ActionSA’s fight to fix South Africa, one municipality at a time

The May 2024 election marked a true inflection point for ActionSA, not because it delivered the breakthrough we worked hard for, but because it did not.

For ActionSA, the outcome triggered a moment of unfiltered self-reckoning. It demanded that our party confront hard truths with honesty. And for us to rethink not only the way forward but also our very purpose in South Africa’s political landscape.

If ActionSA was to regain lost ground and strengthen our position ahead of the 2026 local government elections, incremental adjustments would never have been enough. We knew what we required was deeper clarity and honest reassessment of who we are, how we organise and what kind of political force we intend to become.

Vision accompanied by competence

The clearest revelation to emerge from this period was remarkable in its simplicity. Vision, no matter how pragmatic or forward-looking, remains inert without the machinery to realise it. Policies, no matter how expertly crafted, cannot substitute for presence. And a fight to fix South Africa means little if the party wanting to lead it cannot demonstrate competence where South Africans experience the state most intimately.

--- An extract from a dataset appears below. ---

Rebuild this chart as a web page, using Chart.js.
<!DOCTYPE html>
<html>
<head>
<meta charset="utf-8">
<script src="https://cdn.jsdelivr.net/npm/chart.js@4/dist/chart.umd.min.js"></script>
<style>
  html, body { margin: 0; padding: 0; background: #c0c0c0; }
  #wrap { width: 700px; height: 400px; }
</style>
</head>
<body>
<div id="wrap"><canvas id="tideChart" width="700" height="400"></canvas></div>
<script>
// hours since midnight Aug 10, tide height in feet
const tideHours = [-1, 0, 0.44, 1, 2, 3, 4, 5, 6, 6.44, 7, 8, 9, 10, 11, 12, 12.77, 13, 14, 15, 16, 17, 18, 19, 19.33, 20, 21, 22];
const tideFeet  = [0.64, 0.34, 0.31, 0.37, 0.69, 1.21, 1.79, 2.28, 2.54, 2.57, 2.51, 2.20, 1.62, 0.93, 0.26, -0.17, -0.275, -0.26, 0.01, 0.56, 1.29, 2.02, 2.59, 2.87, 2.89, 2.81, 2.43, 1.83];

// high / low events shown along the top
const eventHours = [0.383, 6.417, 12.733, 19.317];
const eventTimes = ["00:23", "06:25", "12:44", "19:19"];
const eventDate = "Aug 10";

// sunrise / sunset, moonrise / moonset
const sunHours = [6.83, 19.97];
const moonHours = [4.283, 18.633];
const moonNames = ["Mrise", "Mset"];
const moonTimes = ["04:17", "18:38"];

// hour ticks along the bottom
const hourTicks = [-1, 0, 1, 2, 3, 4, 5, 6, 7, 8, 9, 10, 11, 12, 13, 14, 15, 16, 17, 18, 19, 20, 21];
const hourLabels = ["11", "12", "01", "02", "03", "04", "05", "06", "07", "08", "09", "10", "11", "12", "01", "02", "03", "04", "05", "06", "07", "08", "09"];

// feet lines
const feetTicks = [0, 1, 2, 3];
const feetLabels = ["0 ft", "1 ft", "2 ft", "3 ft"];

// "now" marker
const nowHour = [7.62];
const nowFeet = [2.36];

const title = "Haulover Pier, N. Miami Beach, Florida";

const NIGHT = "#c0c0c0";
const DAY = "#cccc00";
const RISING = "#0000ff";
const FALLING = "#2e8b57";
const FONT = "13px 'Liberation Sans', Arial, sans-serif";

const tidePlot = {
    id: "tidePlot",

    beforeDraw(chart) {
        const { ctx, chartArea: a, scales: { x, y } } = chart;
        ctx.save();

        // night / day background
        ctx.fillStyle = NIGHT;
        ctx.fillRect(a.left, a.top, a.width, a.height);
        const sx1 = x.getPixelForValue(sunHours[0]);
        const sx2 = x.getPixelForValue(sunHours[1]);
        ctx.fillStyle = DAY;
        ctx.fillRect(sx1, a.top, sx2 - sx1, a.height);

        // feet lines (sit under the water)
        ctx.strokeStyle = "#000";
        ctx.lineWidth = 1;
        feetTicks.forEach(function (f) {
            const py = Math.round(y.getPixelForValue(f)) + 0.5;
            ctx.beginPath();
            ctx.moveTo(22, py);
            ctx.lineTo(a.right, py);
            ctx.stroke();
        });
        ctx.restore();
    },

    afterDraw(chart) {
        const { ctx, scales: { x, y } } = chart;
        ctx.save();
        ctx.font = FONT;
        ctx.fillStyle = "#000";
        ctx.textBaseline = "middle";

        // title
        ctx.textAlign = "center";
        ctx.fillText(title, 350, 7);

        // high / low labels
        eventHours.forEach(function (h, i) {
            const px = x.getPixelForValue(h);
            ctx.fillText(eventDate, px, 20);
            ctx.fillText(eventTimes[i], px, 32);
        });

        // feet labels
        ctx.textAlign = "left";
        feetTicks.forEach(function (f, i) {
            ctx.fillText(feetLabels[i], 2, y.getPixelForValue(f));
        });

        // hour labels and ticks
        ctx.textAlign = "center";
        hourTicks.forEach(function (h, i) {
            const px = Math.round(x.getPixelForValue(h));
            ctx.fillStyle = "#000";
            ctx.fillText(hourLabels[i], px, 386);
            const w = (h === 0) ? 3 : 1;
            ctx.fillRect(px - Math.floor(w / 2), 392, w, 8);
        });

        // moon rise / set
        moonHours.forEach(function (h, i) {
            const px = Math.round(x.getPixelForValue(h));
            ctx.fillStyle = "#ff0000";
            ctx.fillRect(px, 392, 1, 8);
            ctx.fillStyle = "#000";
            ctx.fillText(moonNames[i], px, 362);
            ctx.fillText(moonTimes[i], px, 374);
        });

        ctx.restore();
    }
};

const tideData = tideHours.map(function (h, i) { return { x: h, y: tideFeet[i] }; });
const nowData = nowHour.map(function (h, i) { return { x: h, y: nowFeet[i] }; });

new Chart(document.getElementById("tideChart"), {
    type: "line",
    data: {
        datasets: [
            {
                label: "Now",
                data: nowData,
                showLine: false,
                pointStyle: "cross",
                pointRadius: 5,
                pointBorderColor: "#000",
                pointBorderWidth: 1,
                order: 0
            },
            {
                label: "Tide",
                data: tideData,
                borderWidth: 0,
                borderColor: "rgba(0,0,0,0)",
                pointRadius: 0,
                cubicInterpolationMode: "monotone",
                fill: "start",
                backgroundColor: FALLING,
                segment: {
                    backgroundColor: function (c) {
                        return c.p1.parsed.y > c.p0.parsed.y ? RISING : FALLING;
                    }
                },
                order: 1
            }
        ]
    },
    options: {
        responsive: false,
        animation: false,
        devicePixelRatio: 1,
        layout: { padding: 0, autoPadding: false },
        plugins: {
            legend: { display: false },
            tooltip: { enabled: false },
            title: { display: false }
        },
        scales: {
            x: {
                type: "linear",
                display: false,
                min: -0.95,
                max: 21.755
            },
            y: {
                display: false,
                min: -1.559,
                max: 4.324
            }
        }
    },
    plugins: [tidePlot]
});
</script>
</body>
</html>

From rural wards to metros, South Africans feel the daily consequences of local government failure. We recognised that our fight to fix South Africa could no longer be anchored solely in the promise of ideas. But it had to be proven in the currency of action itself.

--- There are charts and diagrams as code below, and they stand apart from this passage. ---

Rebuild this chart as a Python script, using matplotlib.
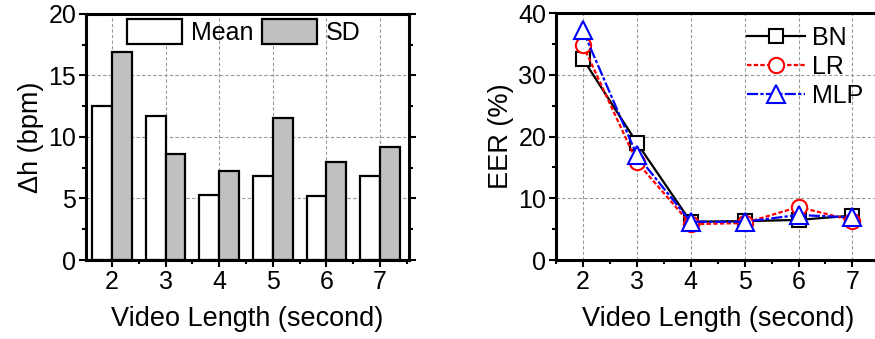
import numpy as np
import matplotlib.pyplot as plt
from matplotlib.ticker import MultipleLocator

plt.rcParams['font.family'] = ['Liberation Sans', 'DejaVu Sans']

lengths = [2, 3, 4, 5, 6, 7]
mean_dh = [12.5, 11.7, 5.3, 6.8, 5.2, 6.8]
sd_dh = [16.9, 8.6, 7.2, 11.5, 8.0, 9.2]

eer_bn = [32.6, 19.0, 6.2, 6.3, 6.5, 7.2]
eer_lr = [34.8, 15.9, 5.8, 6.0, 8.6, 6.4]
eer_mlp = [37.2, 17.0, 6.2, 6.2, 7.3, 6.9]

fig = plt.figure(figsize=(8.75, 3.39), dpi=100)
ax1 = fig.add_axes([0.0983, 0.233, 0.369, 0.726])
ax2 = fig.add_axes([0.6354, 0.233, 0.3696, 0.728])

grid_kw = dict(color='#9a9a9a', linestyle=(0, (3, 2)), linewidth=0.8)


def style_axes(ax):
    for s in ax.spines.values():
        s.set_linewidth(2.2)
    ax.tick_params(which='both', direction='out', labelsize=18, width=1.5,
                   right=True, top=False, pad=2)
    ax.tick_params(which='major', length=5)
    ax.tick_params(which='minor', length=3)
    ax.grid(True, **grid_kw)
    ax.set_axisbelow(True)


# left: bar chart
x = np.array(lengths)
w = 0.37
ax1.bar(x - w / 2, mean_dh, w, color='white', edgecolor='black', linewidth=1.6, label='Mean')
ax1.bar(x + w / 2, sd_dh, w, color='#c0c0c0', edgecolor='black', linewidth=1.6, label='SD')
ax1.set_xlim(1.515, 7.54)
ax1.set_ylim(0, 20)
ax1.set_xticks(lengths)
ax1.yaxis.set_major_locator(MultipleLocator(5))
ax1.yaxis.set_minor_locator(MultipleLocator(2.5))
ax1.xaxis.set_minor_locator(MultipleLocator(0.5))
style_axes(ax1)
ax1.set_xlabel('Video Length (second)', fontsize=19.5, labelpad=9)
ax1.set_ylabel('Δh (bpm)', fontsize=19.5, labelpad=3)
ax1.legend(ncol=2, loc='upper center', bbox_to_anchor=(0.49, 1.0), frameon=False,
           fontsize=18, handlelength=2.2, handleheight=1.15, handletextpad=0.35,
           columnspacing=0.35, borderaxespad=0.0, borderpad=0.2)

# right: EER lines
ax2.plot(lengths, eer_bn, color='black', linestyle='-', linewidth=1.6, marker='s',
         markersize=9.5, markerfacecolor='white', markeredgewidth=1.5, label='BN', zorder=3)
ax2.plot(lengths, eer_lr, color='red', linestyle=(0, (2, 1)), linewidth=1.6, marker='o',
         markersize=11, markerfacecolor='white', markeredgewidth=1.5, label='LR', zorder=4)
ax2.plot(lengths, eer_mlp, color='blue', linestyle=(0, (5, 1, 1.5, 1)), linewidth=1.6, marker='^',
         markersize=12.5, markerfacecolor='white', markeredgewidth=1.5, label='MLP', zorder=5)
ax2.set_xlim(1.5, 7.5)
ax2.set_ylim(0, 40)
ax2.set_xticks(lengths)
ax2.yaxis.set_major_locator(MultipleLocator(10))
ax2.yaxis.set_minor_locator(MultipleLocator(5))
ax2.xaxis.set_minor_locator(MultipleLocator(0.5))
style_axes(ax2)
ax2.set_xlabel('Video Length (second)', fontsize=19.5, labelpad=9)
ax2.set_ylabel('EER (%)', fontsize=19.5, labelpad=3)
ax2.legend(loc='upper left', bbox_to_anchor=(0.56, 0.99), frameon=False, fontsize=18,
           handlelength=2.3, handletextpad=0.3, labelspacing=0.2, borderaxespad=0.0)

fig.savefig('out.png', dpi=100)
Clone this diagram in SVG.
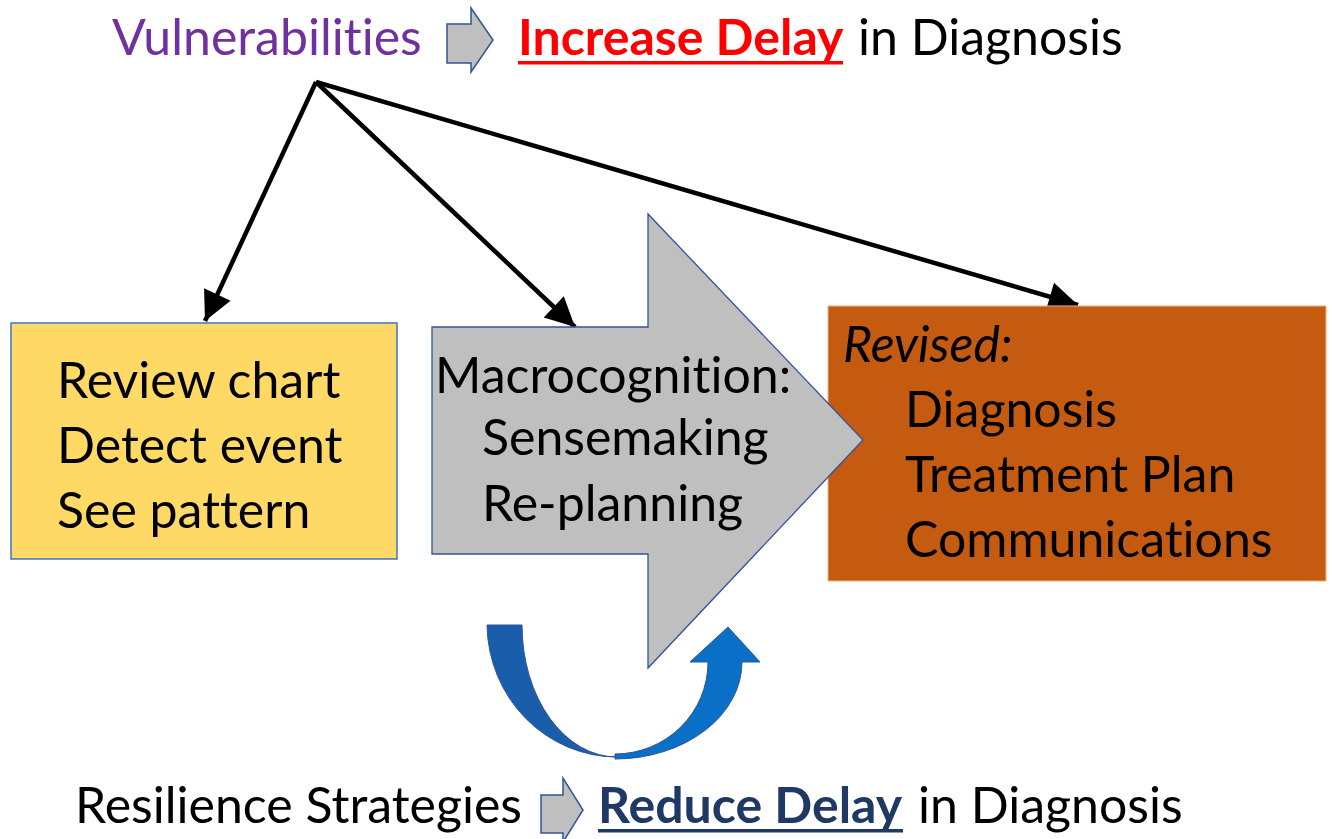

The party we were 18 months ago and the one we are today are separated not by a shift in principle, values, or policy, but by clarity on how we fix this country that we so deeply love.

We now understand that rebuilding a country is not won on paper, but on the ground. And that the battleground for South Africa’s turnaround lies in local government. This is where service delivery is either a testimony of state capacity or its most devastating refutation.

Service deliverism ethos

And so, enters ActionSA’s ethos of “service deliverism” as a simple, clear and firm principle. One that not only defines our entire approach to the upcoming local government elections, but already drives the remarkable successes of ActionSA’s Dr Nasiphi Moya and the multi-party coalition in the City of Tshwane.

Every single day, Dr Nasiphi Moya and her team prove that ActionSA no longer consumes our time with ideology, policy debates or opposition politics. But it is now a party driven by delivering results that transform the lives of South Africans. And one that breathes new life into our fight to fix the country, one broken municipality at a time.

In Tshwane, ActionSA is showing that service deliverism is our only creed. It is placing equitable, efficient, and dignified service delivery for all residents at the heart of restoring a municipality so tragically broken by successive failed governments before the new multi-party administration took over power last October.

All proof in recent milestones

The proof is in the pudding. This government has passed the first fully funded budget in years. It has reduced Eskom’s historical debt by more than R1.2-billion. And it collected a record R4.088-billion in a single month, the highest in Tshwane’s history. It fully settled the R4.63-billion VAT liability, and improved liquidity and cash flow management. The Tshwane government also kept Eskom and Rand Water accounts fully up to date. It also strengthened investor confidence with R86-billion in pledges at the recent Tshwane Investment Summit.

The pudding here is not just numbers. It is better services, reliable electricity and water, and visible improvements in the daily lives of Tshwane residents.

It means that more of every cent from ratepayers can be directed straight into tackling the city’s shocking infrastructure backlog. This by working to ensure better roads, expanding access to clean drinking water and ensuring that these improvements benefit all residents equally. Regardless of their postal code.

Break from chains of corruption

So, when asked what our strategy is for the upcoming local government elections, the answer is simple. We want South Africans, particularly the residents of Gauteng’s three metros. To see that a break from failed, corrupt and incompetent governance is not only possible but practically achievable. This break lies in ActionSA working overtime to assume the mayoralties of Gauteng’s metros, led by ethical, competent leaders with a proven track record.

The foundation we have laid in Tshwane is the simple promise we bring to South Africans in the upcoming elections. ActionSA offers the clearest alternative. We are unapologetic in our commitment to ethical, competent leadership, to service delivery. And to restoring hope in the communities where government has failed.